The Englishman, after looking it over, declares "look at their stoutness, their reserve, and their calm. They must certainly be British."

"No," says the Frenchman, "they are naked and so beautiful. They must be French."

"No." says the Russian. "They have no clothes, shelter, or money, they have only an apple to eat and they are being told this is paradise. They must be Russian."

Sailor Steve
11-04-06, 05:38 PM
Old one from MAD magazine:

Yuri: Comerade, what is difference between Capitalism and Communism?

Boris: I don't know, comerade. What is difference between Capitalism and Communism?

Yuri: Under Capitalism, man exploits, uses and abuses his fellow man for his own gain and glory.

Boris: And under Communism?

Yuri: Under Communism, comerade, is other way around!

Onkel Neal
11-04-06, 07:32 PM
My ATF communist joke: "They pretend to pay us and we pretend to work."

kiwi_2005
11-04-06, 11:58 PM
Stalin summons the famous writer Sholokhov.

"I've read your novel "The reclaimed land". It's very good, I like it. I thought, why won't you write an article, say 'If the enemy doesn't surrender, he's to be finished off?"

"I am afraid I may not be able to tackle it, comrade Stalin. Lately my health is not that well."

"We'll help you. We'll send you to Georgia for a while, you'll have there some wine, and grapes."

"Yes, comrade Stalin. Then please let me bid farewell to my family."

"Why?"

"In case the article is not successful."

****************************************

A Russian couple was walking down the street in Moscow when the man, Boris, was hit in the head by a drop of water.
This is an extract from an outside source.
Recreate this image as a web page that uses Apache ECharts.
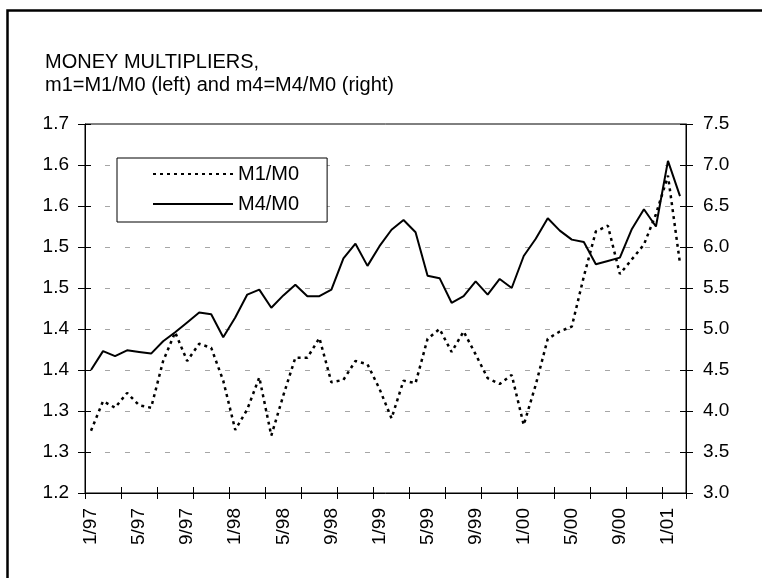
<!DOCTYPE html>
<html>
<head>
<meta charset="utf-8">
<script src="https://cdn.jsdelivr.net/npm/echarts@6/dist/echarts.min.js"></script>
<style>
html, body { margin: 0; padding: 0; background: #fff; }
#main { width: 762px; height: 578px; }
</style>
</head>
<body>
<div id="main"></div>
<script>
// monthly, 1/97 .. 2/01
var months = ['1/97', '2/97', '3/97', '4/97', '5/97', '6/97', '7/97', '8/97', '9/97', '10/97', '11/97', '12/97',
	'1/98', '2/98', '3/98', '4/98', '5/98', '6/98', '7/98', '8/98', '9/98', '10/98', '11/98', '12/98',
	'1/99', '2/99', '3/99', '4/99', '5/99', '6/99', '7/99', '8/99', '9/99', '10/99', '11/99', '12/99',
	'1/00', '2/00', '3/00', '4/00', '5/00', '6/00', '7/00', '8/00', '9/00', '10/00', '11/00', '12/00',
	'1/01', '2/01'];

// m1 = M1/M0, left axis
var m1 = [1.276, 1.312, 1.304, 1.322, 1.307, 1.304, 1.361, 1.396, 1.361, 1.382, 1.377, 1.337,
	1.277, 1.302, 1.341, 1.270, 1.319, 1.365, 1.365, 1.389, 1.335, 1.338, 1.361, 1.357,
	1.327, 1.291, 1.337, 1.334, 1.388, 1.400, 1.372, 1.397, 1.369, 1.340, 1.333, 1.344,
	1.283, 1.332, 1.388, 1.397, 1.403, 1.464, 1.519, 1.526, 1.467, 1.485, 1.503, 1.540,
	1.587, 1.480];

// m4 = M4/M0, right axis
var m4 = [4.50, 4.73, 4.67, 4.74, 4.72, 4.70, 4.85, 4.96, 5.08, 5.20, 5.18, 4.90,
	5.14, 5.42, 5.48, 5.26, 5.41, 5.54, 5.40, 5.40, 5.48, 5.86, 6.04, 5.77,
	6.01, 6.21, 6.33, 6.18, 5.65, 5.62, 5.32, 5.40, 5.58, 5.42, 5.61, 5.50,
	5.89, 6.10, 6.35, 6.20, 6.09, 6.06, 5.79, 5.83, 5.87, 6.22, 6.46, 6.25,
	7.05, 6.62];

var leftAxis = {min: 1.2, max: 1.65, interval: 0.05};
var rightAxis = {min: 3.0, max: 7.5, interval: 0.5};

var font = 'Liberation Sans, Arial, sans-serif';
var black = '#000';

var chart = echarts.init(document.getElementById('main'));

function oneDecimal(v) {
	return (Math.round(v * 10 + 1e-6) / 10).toFixed(1);
}

// ticks in Excel cross the axis: outer half on the real axis, inner half on a twin
function tickAxis(base) {
	return {
		type: 'value',
		position: base.position,
		min: base.min,
		max: base.max,
		interval: base.interval,
		axisLine: {show: false},
		axisTick: {show: true, inside: true, length: 6, lineStyle: {color: black}},
		axisLabel: {show: false},
		splitLine: {show: false}
	};
}

var option = {
	animation: false,
	backgroundColor: '#fff',
	textStyle: {fontFamily: font},
	title: {
		text: 'MONEY MULTIPLIERS,\nm1=M1/M0 (left) and m4=M4/M0 (right)',
		left: 40,
		top: 46,
		textStyle: {fontSize: 20, fontWeight: 'normal', color: black, lineHeight: 23, fontFamily: font}
	},
	legend: {
		orient: 'vertical',
		left: 117,
		top: 158,
		padding: [6, 28, 8, 35],
		itemWidth: 80,
		itemHeight: 14,
		itemGap: 10,
		backgroundColor: '#fff',
		borderColor: black,
		borderWidth: 1,
		itemStyle: {color: 'rgba(0,0,0,0)', borderWidth: 0, opacity: 0},
		textStyle: {fontSize: 20, color: black, fontFamily: font},
		data: ['M1/M0', 'M4/M0']
	},
	grid: {
		left: 85,
		right: 76,
		top: 124,
		bottom: 85,
		show: true,
		borderColor: black,
		borderWidth: 1,
		outerBoundsMode: 'none'
	},
	graphic: [{
		type: 'rect',
		shape: {x: 7.5, y: 10.5, width: 820, height: 700},
		style: {fill: 'none', stroke: black, lineWidth: 2.5},
		silent: true
	}],
	xAxis: [
		{
			type: 'category',
			data: months,
			boundaryGap: true,
			position: 'bottom',
			axisLine: {lineStyle: {color: black, width: 1}},
			axisTick: {show: true, interval: 2, length: 6, lineStyle: {color: black}},
			axisLabel: {interval: 3, rotate: 90, fontSize: 19, color: black, margin: 15, fontFamily: font},
			splitLine: {show: false}
		},
		{
			type: 'category',
			data: months,
			boundaryGap: true,
			position: 'bottom',
			axisLine: {show: false},
			axisTick: {show: true, inside: true, interval: 2, length: 6, lineStyle: {color: black}},
			axisLabel: {show: false},
			splitLine: {show: false}
		}
	],
	yAxis: [
		{
			type: 'value',
			position: 'left',
			min: leftAxis.min,
			max: leftAxis.max,
			interval: leftAxis.interval,
			axisLine: {show: true, lineStyle: {color: black, width: 1}},
			axisTick: {show: true, length: 7, lineStyle: {color: black}},
			axisLabel: {fontSize: 19, color: black, margin: 16, formatter: oneDecimal, fontFamily: font},
			splitLine: {
				show: true,
				showMinLine: false,
				showMaxLine: false,
				lineStyle: {color: '#a6a6a6', width: 1, type: [5, 15]}
			}
		},
		{
			type: 'value',
			position: 'right',
			min: rightAxis.min,
			max: rightAxis.max,
			interval: rightAxis.interval,
			axisLine: {show: true, lineStyle: {color: black, width: 1}},
			axisTick: {show: true, length: 7, lineStyle: {color: black}},
			axisLabel: {fontSize: 19, color: black, margin: 17, fontFamily: font,
				formatter: function (v) { return v.toFixed(1); }},
			splitLine: {show: false}
		},
		tickAxis({position: 'left', min: leftAxis.min, max: leftAxis.max, interval: leftAxis.interval}),
		tickAxis({position: 'right', min: rightAxis.min, max: rightAxis.max, interval: rightAxis.interval})
	],
	series: [
		{
			name: 'M1/M0',
			type: 'line',
			xAxisIndex: 0,
			yAxisIndex: 0,
			symbol: 'none',
			lineStyle: {color: black, width: 2.5, type: [3, 4]},
			itemStyle: {color: black},
			data: m1
		},
		{
			name: 'M4/M0',
			type: 'line',
			xAxisIndex: 0,
			yAxisIndex: 1,
			symbol: 'none',
			lineStyle: {color: black, width: 2, type: 'solid'},
			itemStyle: {color: black},
			data: m4
		}
	]
};

chart.setOption(option);
</script>
</body>
</html>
Boris turns to his wife, Natasha, and says "I think it is raining." Natasha replies that it was just snow. "No" Boris yells, "It was rain." And so it continues.

Boris and Natasha see a comrade named Rudolf coming their way. "Let's ask Rudolf what he thinks." So Boris and Natasha explain their situation to Rudolf asking whether he thought it was rain or snow.

Rudolf exclaims, in certainty, that it was rain, not snow. "It's rain not snow," he said, and walked away.

But Natasha is stubborn! She turns to Boris and says that she is still positive it was snow. And then Boris says to Natasha..

Excuse me but.. Rudolf the Red knows rain, dear! :roll: :rotfl:

Oberon
11-05-06, 01:05 AM
Funnily enough I did find a website (http://russia-in-us.com/Humor/)with lots of Russian jokes. I'll highlight some here:


"What has 40 teeth and 4 legs?
-A crocodile.
What has 4 teeth and 40 legs?
-The Central Committee of the Communist Party."

"What was the nationality of Adam and Eve?
-Russian of course. Why else would they think they're in Paradise when they were homeless, naked, and just had one apple for both of them?"

"Brezhnev complains to Gromiko that he can't get used to summer and winter time changes.
- It's simple, replies Gromiko. Just move the hands on your clock one hour ahead in spring, and then move them one hour back in autumn.
- Well, says Breznev, that sounds really simple. Nevertheless, when I sent a telegram of my condolences to Egypt regarding Anwar Sadat's assasination last summer, it arrived one hour before his death. "

"Soldier Ivanov was ordered to peel a barrel of potatos.
- In this day and age, the army should have a machine to peel potatos, complains Ivanov.
- Absolutely, answered the sergeant. And you are its latest model. "

The Avon Lady
11-05-06, 04:21 AM
100 Russian Jokes (http://www.johndclare.net/Russ12_Jokes.htm).

I've heard many similar ones from people who managed to get out of the Soviet Union in the 70's and 80's, before the Iron Curtain came tumbling down.